When the state Department of Labor recently released adjusted data that showed Connecticut added 12,200 jobs in 2015 — less than half of the 26,900 initially reported — some residents were quick to question and criticize state officials for being misleading.

But there is a reason for the seemingly large discrepancy, according to the Labor Department: monthly job figures and the year-end totals are tallied using two different sets of data.

The Labor Department reported nonfarm employment data each month last year, as it does every year.

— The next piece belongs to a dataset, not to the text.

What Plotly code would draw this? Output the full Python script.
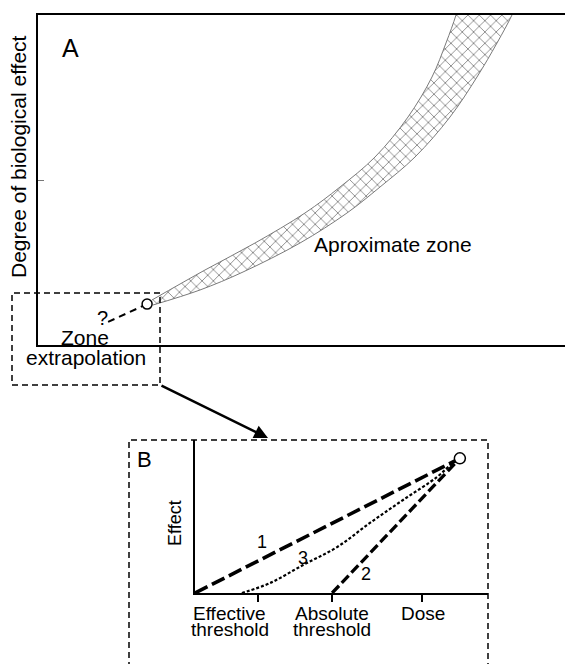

To do so, it relies on information culled from a partnership between the state Department of Labor and the U.S. Bureau of Labor Statistics, according to Patrick Flaherty, assistant director of research and information at the state DOL’s Office of Research and Information.

Every month, BLS surveys a certain number of Connecticut employers — about 4,000 of the 116,000 worksites in the state — and asks them to estimate how many people they employ, along with what those workers earn for wages, Flaherty said.

The Labor Department then uses those estimates to gauge the change in statewide employment from the previous month, he said. As with any survey, he added, the data can be skewed depending on what companies are surveyed.

When polling a sample of the larger workforce, the employers chosen could “miss,” meaning they don’t represent broader statewide employment trends, Flaherty said.

“We think that may be what has happened,” he said. “The survey just missed this year. Those 4,000 employers were not representative of the state as a whole.”

Those surveyed, for instance, may have had particularly — and atypically — strong job growth that bolstered the monthly figures.

Year-end job totals, on the other hand, are devised from a different data set pulled from the Quarterly Census of Employees and Wages. In that, nearly all employers in the state report the number of employees they have, and what they earn, to the state and federal labor departments, according to Flaherty.

That data, he said, is much more comprehensive than the monthly survey data. The census includes figures from all employers who participate in the unemployment insurance system, or about 95 percent of payroll employers in Connecticut, he said. It does not include self-employed individuals or independent contractors.

Employers are required to report the data quarterly but, by the time they submit the data and Labor Department officials tabulate it, there is lag time in reporting it to the public, Flaherty said. That’s why the 2015 total was not released until this month.

“There’s no mystery to that; it takes time,” he said. “We don’t know the accurate count of exactly how many people were working in 2015 until into the following year. We don’t get an accurate, hard count, until some months later.”

State labor officials previously had more control over collecting that data, which is now collected by the U.S. Department of Labor, Flaherty said. The state was more accurate when it was in charge of the data, he said, since it is more familiar with Connecticut employers and job trends here than the federal department.

The state Labor Department strives to be as accurate as possible, he said. He added that, while the 2015 job growth discrepancy may seem large, “in the overall scheme of the 1.7 million people employed (statewide), we’re not off by all that much.”

Gov. Dannel P. Malloy downplayed the job growth reduction at a media briefing following last week’s State Bond Commission meeting, blaming the discrepancy on the federal labor department.

“Every time those numbers go down, (the news media) make a big deal out of it,” Malloy said, noting the state can only report figures based on the federally culled data. “The best measurement (of employment data) is by year, the second-best measurement is by quarter, the least best estimate is by month,” he said.